Viernes, 5 de julio de 2013 | Hoy
Los sábados a las 23, conducidos por Beto Casella en C5N, Alfio “Coco” Basile, Héctor “Bambino” Veira, Guillermo Coppola y Cacho Castaña se transforman en los Buenos muchachos. Perdidos y encontrados en sus personajes, los señores se exponen con una ingenuidad inverosímil para la edad y el historial que portan.
Por Rosario Bléfari
El mundo es otro, pero ellos no se enteraron o se hacen los giles. El grado de exposición provoca piedad cuando pueden parecer nenas desprevenidas levantándose la remera frente a una webcam. Hablan de fútbol, amistad y mujeres, pero una también puede hacerse la gil y quedarse mirando como una voyeur del reblandecimiento del langa, para terminar de estudiar esa masculinidad sostenida contra viento y marea, esa reafirmación de códigos que justifica todo. No hay ni que leer entre líneas, a la intemperie nomás va el infiel a la italiana para quien todo es permitido si sos hombre, mientras las mujeres que sostienen la fiesta, ya sabemos donde suelen terminar. Amigas, dicen por momentos, y el Bambino subraya un reconocimiento respetuoso. La gran cosa es lo del recorrido nocturno por los boliches, que en determinado momento estaciona un rato en sexo. Al principio, cuando la pinta sobraba y estaban tiernitos, todo gratuito; después ya no, explican con naturalidad ante las preguntas del Beto, que quiere saber todo. El Coco no se deja así nomás, cuenta, pero no va afirmar nada que pueda caer en tela de problema legal. Siempre la risa, dice el Bambino. Y de la risa no pueden ni hablar, como cuando les preguntan por Pedrito Rico: “Era mi amigo”, dice el músico, pero aunque casi sale a defenderlo, se tienta. “El niño andaluz”, repite con acento fingido el Bambino y se ríe, y se ríen todos como púberes en una clase de educación sexual. Y a veces hasta parece que fingen la risa, que ya no hay risa, pero la fingen igual. La risa es entonces lo que no pueden decir, la pasión por estar siempre con el amigo cerquita, las chicas alquiladas como autos mientras, un poco más grandes y adinerados, alguna esposa los espera con los chicos en casa, y el consumo sostenido de drogas y alcohol... eso es la risa. Buenos muchachos que supieron divertirse. Pero, ¿son o se hacen?

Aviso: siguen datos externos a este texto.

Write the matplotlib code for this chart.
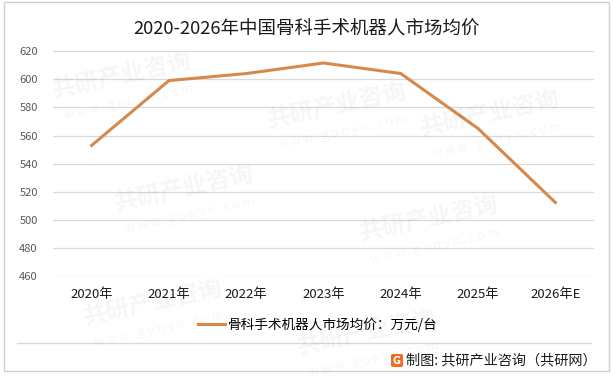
import matplotlib.pyplot as plt
from matplotlib.patches import Rectangle, FancyBboxPatch
from matplotlib.lines import Line2D

plt.rcParams['font.family'] = ['Noto Sans CJK SC', 'DejaVu Sans']

years = ["2020年", "2021年", "2022年", "2023年", "2024年", "2025年", "2026年E"]
price = [553, 599, 604, 611.5, 604, 565, 512.5]
yticks = [460, 480, 500, 520, 540, 560, 580, 600, 620]

title = "2020-2026年中国骨科手术机器人市场均价"
series_name = "骨科手术机器人市场均价：万元/台"
source = "制图: 共研产业咨询（共研网）"

W, H = 613, 378
fig = plt.figure(figsize=(W / 100, H / 100), dpi=100)
ax = fig.add_axes([53 / W, 1 - 276.5 / H, (594 - 53) / W, (276.5 - 51) / H])

x = list(range(len(years)))
ax.plot(x, price, color="#D8894A", linewidth=2.2, solid_joinstyle="miter")

ax.set_xlim(-0.5, len(years) - 0.5)
ax.set_ylim(460, 620)
ax.set_yticks(yticks)
ax.set_xticks(x)
ax.set_xticklabels(years, fontsize=9.5, color="#1a1a1a")
ax.tick_params(axis="y", labelsize=8, labelcolor="#595959", length=0, pad=11)
ax.tick_params(axis="x", length=0, pad=8)
ax.grid(axis="y", color="#d9d9d9", linewidth=0.9)
ax.set_axisbelow(True)
for s in ax.spines.values():
    s.set_visible(False)

# faint watermarks
for wx, wy in [(0.2, 0.8), (0.55, 0.72), (0.3, 0.5), (0.7, 0.42), (0.25, 0.2), (0.8, 0.7), (0.6, 0.12)]:
    fig.text(wx, wy, "共研产业咨询", fontsize=17, fontweight="bold", color="#000000",
             alpha=0.04, rotation=12, ha="center", va="center")
    fig.text(wx + 0.01, wy - 0.07, "w w w . g o n y n . c o m", fontsize=9, color="#000000",
             alpha=0.04, rotation=12, ha="center", va="center")

fig.text(0.5, 1 - 30 / H, title, fontsize=13.3, ha="center", va="center", color="#1a1a1a")

handle = Line2D([], [], color="#D8894A", linewidth=2.2)
fig.legend([handle], [series_name], loc="center", bbox_to_anchor=(0.518, 1 - 325 / H),
           frameon=False, fontsize=9.8, handlelength=2.0, handletextpad=0.2)

# separator and footer
fig.add_artist(Line2D([17 / W, 591 / W], [1 - 343 / H, 1 - 343 / H], color="#d9d9d9", linewidth=1))
fig.add_artist(FancyBboxPatch((391 / W, 1 - 367 / H), 12 / W, 13 / H,
                              boxstyle="round,pad=0,rounding_size=0.004",
                              facecolor="#F26B1D", edgecolor="none"))
fig.text(397 / W, 1 - 360.5 / H, "G", fontsize=7, fontweight="bold", color="white",
         ha="center", va="center", family="DejaVu Sans")
fig.text(406 / W, 1 - 360 / H, source, fontsize=10.2, ha="left", va="center", color="#1a1a1a")

# outer border
fig.add_artist(Rectangle((4 / W, 1 - 371 / H), 605 / W, 369 / H, fill=False,
                         edgecolor="#d0d0d0", linewidth=1))

fig.savefig("out.png", dpi=100)
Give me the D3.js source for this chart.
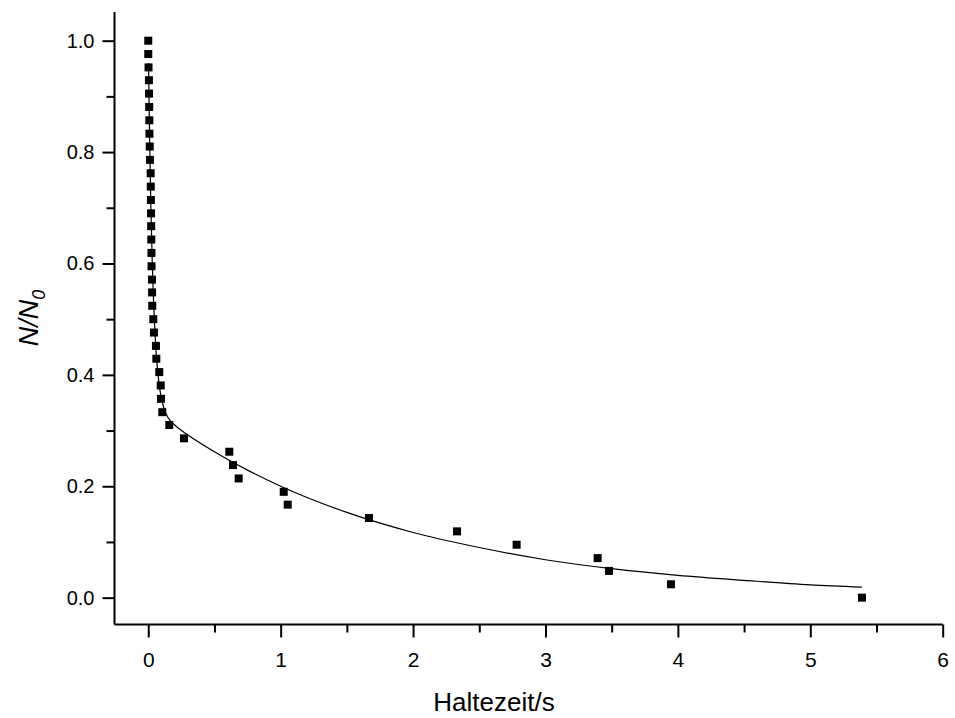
<!DOCTYPE html>
<html>
<head>
<meta charset="utf-8">
<script src="https://cdn.jsdelivr.net/npm/d3@7"></script>
<style>
  html, body { margin: 0; padding: 0; background: #fff; }
  svg { display: block; font-family: Arial, "Liberation Sans", sans-serif; }
</style>
</head>
<body>
<svg id="chart" width="955" height="718"></svg>
<script>
// Measured points: holding time (s) and N/N0
const pointX = [0.000, 0.000, 0.002, 0.005, 0.006, 0.007, 0.008, 0.009, 0.011, 0.013,
                0.018, 0.019, 0.020, 0.021, 0.022, 0.023, 0.024, 0.025, 0.028, 0.029,
                0.030, 0.038, 0.043, 0.058, 0.061, 0.083, 0.094, 0.096, 0.106, 0.159,
                0.270, 0.612, 0.640, 0.683, 1.023, 1.053, 1.667, 2.332, 2.782, 3.394,
                3.480, 3.948, 5.390];
const pointY = [1.000, 0.976, 0.952, 0.929, 0.905, 0.881, 0.857, 0.833, 0.810, 0.786,
                0.762, 0.738, 0.714, 0.690, 0.667, 0.643, 0.619, 0.595, 0.571, 0.548,
                0.524, 0.500, 0.476, 0.452, 0.429, 0.405, 0.381, 0.357, 0.333, 0.310,
                0.286, 0.262, 0.238, 0.214, 0.190, 0.167, 0.143, 0.119, 0.095, 0.071,
                0.048, 0.024, 0.000];

// Fitted curve
const fitX = [0.002, 0.01, 0.02, 0.03, 0.04, 0.05, 0.06, 0.08, 0.10, 0.12, 0.15, 0.20,
              0.30, 0.50, 0.75, 1.0, 1.5, 2.0, 2.5, 3.0, 3.5, 4.0, 4.5, 5.0, 5.39];
const fitY = [0.960, 0.829, 0.699, 0.603, 0.532, 0.479, 0.439, 0.387, 0.357, 0.339, 0.323, 0.310,
              0.292, 0.262, 0.229, 0.200, 0.153, 0.117, 0.090, 0.068, 0.052, 0.040, 0.031, 0.023, 0.019];

const xMajorTicks = [0, 1, 2, 3, 4, 5, 6];
const xMinorTicks = [0.5, 1.5, 2.5, 3.5, 4.5, 5.5];
const yMajorTicks = [0.0, 0.2, 0.4, 0.6, 0.8, 1.0];
const yMinorTicks = [0.1, 0.3, 0.5, 0.7, 0.9];

const xTitle = "Haltezeit/s";

const svg = d3.select("#chart");
const mLeft = 114.5, mRight = 942.7, mTop = 12, mBottom = 624.5;

const x = d3.scaleLinear().domain([-0.255, 6]).range([mLeft, mRight]);
const y = d3.scaleLinear().domain([-0.0482, 1.0515]).range([mBottom, mTop]);

// Axes
const gx = svg.append("g").attr("transform", `translate(0,${mBottom})`);
gx.call(d3.axisBottom(x).tickValues(xMajorTicks).tickSize(13).tickPadding(15).tickFormat(d3.format("d")));
const gxm = gx.append("g").call(d3.axisBottom(x).tickValues(xMinorTicks).tickSize(8).tickFormat(""));

const gy = svg.append("g").attr("transform", `translate(${mLeft},0)`);
gy.call(d3.axisLeft(y).tickValues(yMajorTicks).tickSize(12).tickPadding(8).tickFormat(d3.format(".1f")));
const gym = gy.append("g").call(d3.axisLeft(y).tickValues(yMinorTicks).tickSize(8).tickFormat(""));

gxm.select(".domain").remove();
gym.select(".domain").remove();
gx.select(".domain").attr("d", `M${mLeft},0H${mRight}`);
gy.select(".domain").attr("d", `M0,${mTop}V${mBottom}`);

svg.selectAll(".domain").attr("stroke", "#000").attr("stroke-width", 2);
svg.selectAll(".tick line").attr("stroke", "#000").attr("stroke-width", 2);
svg.selectAll(".tick text").attr("fill", "#000")
   .attr("font-family", "Arial, 'Liberation Sans', sans-serif");
gy.selectAll(".tick text").attr("font-size", 20);
gx.selectAll(".tick text").attr("font-size", 21);

// Fit line
const fitData = fitX.map((v, i) => [v, fitY[i]]);
svg.append("path")
  .datum(fitData)
  .attr("fill", "none")
  .attr("stroke", "#000")
  .attr("stroke-width", 1.2)
  .attr("d", d3.line().curve(d3.curveMonotoneX).x(d => x(d[0])).y(d => y(d[1])));

// Points
const pts = pointX.map((v, i) => [v, pointY[i]]);
const s = 8;
svg.append("g").selectAll("rect").data(pts).join("rect")
  .attr("x", d => x(d[0]) - s / 2)
  .attr("y", d => y(d[1]) - s / 2)
  .attr("width", s).attr("height", s)
  .attr("fill", "#000");

// Axis titles
svg.append("text")
  .attr("x", 494).attr("y", 711)
  .attr("text-anchor", "middle")
  .attr("font-size", 26)
  .text(xTitle);

const yt = svg.append("text")
  .attr("transform", `translate(38,318) rotate(-90)`)
  .attr("text-anchor", "middle")
  .attr("font-size", 27)
  .attr("font-style", "italic");
yt.append("tspan").text("N/N");
yt.append("tspan").attr("font-size", 18).attr("dy", 7).text("0");
</script>
</body>
</html>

¿Cuántos capítulos de Buenos muchachos puede una soportar? ¿Dónde se agotan el asombro y la piedad? Suelo leer y escribir en bares de barrio y, aunque sea una especie de calesita infinita que repite sus visiones, me entretiene. Ahora mismo estoy escribiendo en uno, jurisdicción Boedo, siempre de incógnito. A mi alrededor, los diálogos se encienden y se apagan, alguien canturrea un tango. A veces se gritan: “¡Muchachos, hay una señora!”, cuando gritan tanto y ni se escuchan. “Tranquilos”, les digo con un gesto. Son esos mismos muchachos del programa, los reconozco; lo único que éstos son los anónimos, y aunque tienen la misma cantidad de cigarrillos fumados, el mismo cantito italoargentino al hablar con la garganta arenada, la misma obsesión –el televisor siempre prendido en algún partido–, la diferencia es que éstos estaban en la tribuna y fueron los pibes que vieron a estos otros salir en las revistas con la pilcha y la mina. Los de la tele, mientras tanto, coleccionaron anécdotas lindas en su haber (el calificativo linda/lindo está a la orden del día y barniza de bonhomía todo lo vivido). “¡Ay, Coco!”, se desesperaban las chicas de Racing cuando Alfio era una bomba deportiva de veinte años y conocía el acecho de las fans como si fuera un Rolling Stone. Cacho Castaña se come tiernamente las uñas, era parte del elenco estable de las salidas por los siete lugares y tocaba la guitarra y cantaba. Este dato le da el color que ellos mismos reconocen como la bohemia, algo más familiar con lo que podría simpatizar, aunque tendría que haber sido hombre o puta para compartirla. Antes estaba ese escenario en común. Acá mismo está la placa de Osvaldo Soriano, venía a escribir o a charlar y hasta intentaron sostener una pequeña biblioteca en su memoria, acá, frente a la cancha.
El mundo cambió bastante. La prostitución, cada vez más, es leída como violación, y la sociedad empieza a considerar que todo es trata. Y los jugadores ganan más, es cierto, pero también se les festeja menos la vida loca. Hace poco, un joven jugador bastante conocido, a eso de las nueve de la noche, comía una pizza con su novia en la calle Corrientes; no faltó el que dijo, como para sí, pero yo lo escuché: “Andá a dormir que mañana hay que laburar... con lo que te pagamos...”.